#### [WORK TO BE COMPLETED]
In the listing below, locate the lines that hold "this" and copy them.

>> START INPUT

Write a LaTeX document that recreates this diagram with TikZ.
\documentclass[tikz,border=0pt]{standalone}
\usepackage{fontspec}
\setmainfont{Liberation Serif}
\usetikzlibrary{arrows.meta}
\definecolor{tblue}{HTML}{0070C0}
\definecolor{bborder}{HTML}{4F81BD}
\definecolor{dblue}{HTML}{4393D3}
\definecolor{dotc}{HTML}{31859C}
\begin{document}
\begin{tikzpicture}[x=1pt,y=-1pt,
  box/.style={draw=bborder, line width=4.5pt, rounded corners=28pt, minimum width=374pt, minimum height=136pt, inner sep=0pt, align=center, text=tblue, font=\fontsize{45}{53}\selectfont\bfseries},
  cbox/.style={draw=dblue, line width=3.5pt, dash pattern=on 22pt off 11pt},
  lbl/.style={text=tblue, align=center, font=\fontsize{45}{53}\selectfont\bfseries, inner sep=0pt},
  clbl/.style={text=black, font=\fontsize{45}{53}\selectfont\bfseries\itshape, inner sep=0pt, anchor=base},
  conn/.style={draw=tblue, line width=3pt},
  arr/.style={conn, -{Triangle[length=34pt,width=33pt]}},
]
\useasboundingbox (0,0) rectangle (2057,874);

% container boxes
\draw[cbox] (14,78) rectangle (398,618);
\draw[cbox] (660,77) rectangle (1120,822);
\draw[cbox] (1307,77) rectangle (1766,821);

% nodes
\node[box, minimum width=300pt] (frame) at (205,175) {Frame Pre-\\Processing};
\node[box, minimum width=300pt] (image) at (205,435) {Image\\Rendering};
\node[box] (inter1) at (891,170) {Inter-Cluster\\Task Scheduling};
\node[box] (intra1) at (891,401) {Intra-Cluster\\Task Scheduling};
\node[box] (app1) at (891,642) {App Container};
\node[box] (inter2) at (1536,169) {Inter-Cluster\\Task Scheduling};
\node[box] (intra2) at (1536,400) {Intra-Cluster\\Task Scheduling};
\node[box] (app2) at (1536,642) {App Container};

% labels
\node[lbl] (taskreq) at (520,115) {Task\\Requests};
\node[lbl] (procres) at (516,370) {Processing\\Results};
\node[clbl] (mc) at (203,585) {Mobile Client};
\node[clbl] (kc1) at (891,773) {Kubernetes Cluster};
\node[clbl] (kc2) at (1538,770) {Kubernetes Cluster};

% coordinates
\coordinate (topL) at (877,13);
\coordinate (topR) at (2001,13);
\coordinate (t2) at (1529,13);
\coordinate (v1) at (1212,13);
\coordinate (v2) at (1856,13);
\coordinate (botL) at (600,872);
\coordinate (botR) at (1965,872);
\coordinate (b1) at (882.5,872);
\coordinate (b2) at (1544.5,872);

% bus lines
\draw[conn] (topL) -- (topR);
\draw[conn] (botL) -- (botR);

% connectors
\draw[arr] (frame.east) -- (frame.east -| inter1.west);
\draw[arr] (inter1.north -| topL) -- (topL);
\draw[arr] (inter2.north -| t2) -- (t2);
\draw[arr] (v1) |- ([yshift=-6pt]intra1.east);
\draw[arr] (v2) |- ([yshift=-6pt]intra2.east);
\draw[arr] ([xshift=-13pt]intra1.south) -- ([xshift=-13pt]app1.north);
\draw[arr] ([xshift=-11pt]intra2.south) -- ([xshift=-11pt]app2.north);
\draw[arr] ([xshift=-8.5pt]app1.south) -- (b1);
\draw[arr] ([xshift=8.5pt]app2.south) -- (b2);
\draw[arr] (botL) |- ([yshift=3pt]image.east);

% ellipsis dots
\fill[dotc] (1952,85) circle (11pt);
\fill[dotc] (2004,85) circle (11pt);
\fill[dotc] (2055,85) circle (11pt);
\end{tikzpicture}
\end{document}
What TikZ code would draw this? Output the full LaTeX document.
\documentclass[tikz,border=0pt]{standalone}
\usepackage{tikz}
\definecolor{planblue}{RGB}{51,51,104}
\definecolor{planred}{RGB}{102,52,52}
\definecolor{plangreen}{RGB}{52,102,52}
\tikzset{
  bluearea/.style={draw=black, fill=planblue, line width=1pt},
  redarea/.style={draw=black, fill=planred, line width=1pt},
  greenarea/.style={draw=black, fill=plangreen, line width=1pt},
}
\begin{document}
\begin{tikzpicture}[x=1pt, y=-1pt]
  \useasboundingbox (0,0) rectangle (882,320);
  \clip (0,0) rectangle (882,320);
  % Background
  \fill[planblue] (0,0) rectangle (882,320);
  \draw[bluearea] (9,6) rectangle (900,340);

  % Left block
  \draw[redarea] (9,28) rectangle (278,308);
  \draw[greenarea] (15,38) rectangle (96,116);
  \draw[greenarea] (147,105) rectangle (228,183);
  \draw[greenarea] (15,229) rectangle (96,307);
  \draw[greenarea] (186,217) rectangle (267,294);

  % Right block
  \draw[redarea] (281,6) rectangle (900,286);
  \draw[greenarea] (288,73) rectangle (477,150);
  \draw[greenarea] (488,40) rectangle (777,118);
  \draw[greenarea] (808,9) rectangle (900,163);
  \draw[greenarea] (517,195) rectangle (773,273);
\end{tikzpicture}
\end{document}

>> END INPUT
>> START INPUT

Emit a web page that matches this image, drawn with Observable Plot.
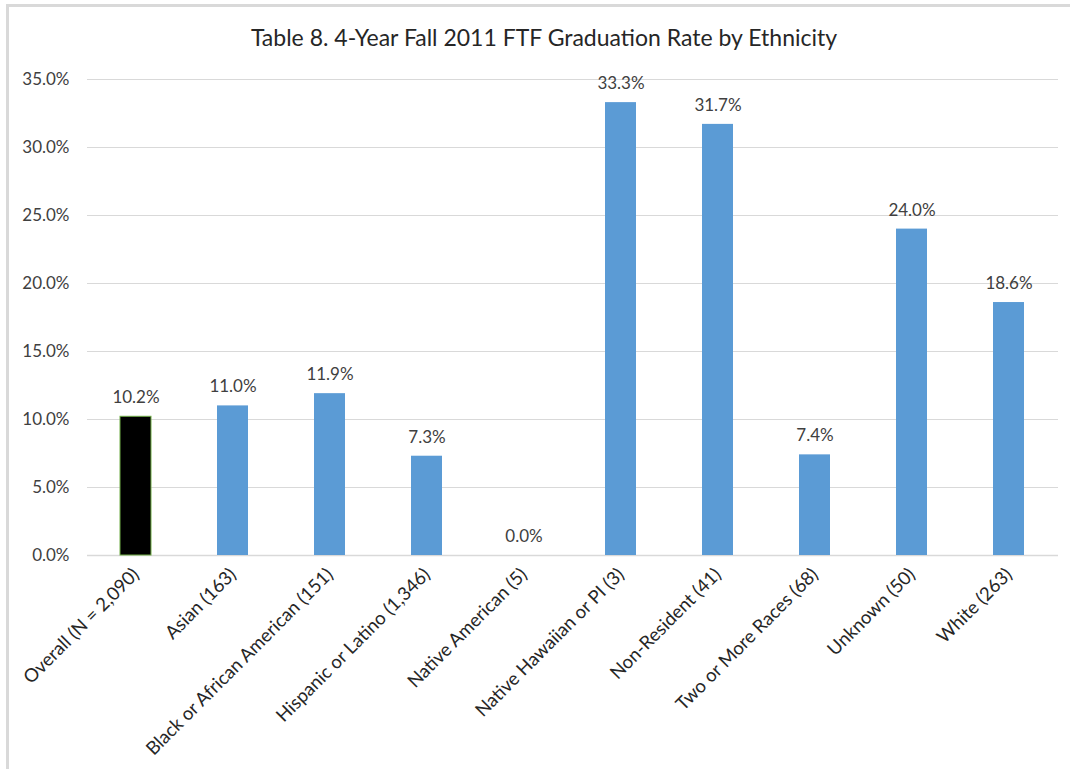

>> END INPUT
>> START INPUT

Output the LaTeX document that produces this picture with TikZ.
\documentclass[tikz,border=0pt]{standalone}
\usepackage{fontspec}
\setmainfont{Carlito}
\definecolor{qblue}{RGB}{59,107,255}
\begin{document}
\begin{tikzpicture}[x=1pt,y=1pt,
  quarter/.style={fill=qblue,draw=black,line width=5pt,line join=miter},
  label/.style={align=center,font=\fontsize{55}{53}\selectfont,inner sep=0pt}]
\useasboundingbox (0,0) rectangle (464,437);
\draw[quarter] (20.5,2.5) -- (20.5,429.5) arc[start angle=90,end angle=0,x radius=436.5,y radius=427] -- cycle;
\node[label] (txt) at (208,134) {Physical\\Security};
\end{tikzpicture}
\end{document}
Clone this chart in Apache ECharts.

>> END INPUT

#### [EXERCISE SOLUTION]
Write a LaTeX document that recreates this diagram with TikZ.
What TikZ code would draw this? Output the full LaTeX document.
Emit a web page that matches this image, drawn with Observable Plot.
Output the LaTeX document that produces this picture with TikZ.
Clone this chart in Apache ECharts.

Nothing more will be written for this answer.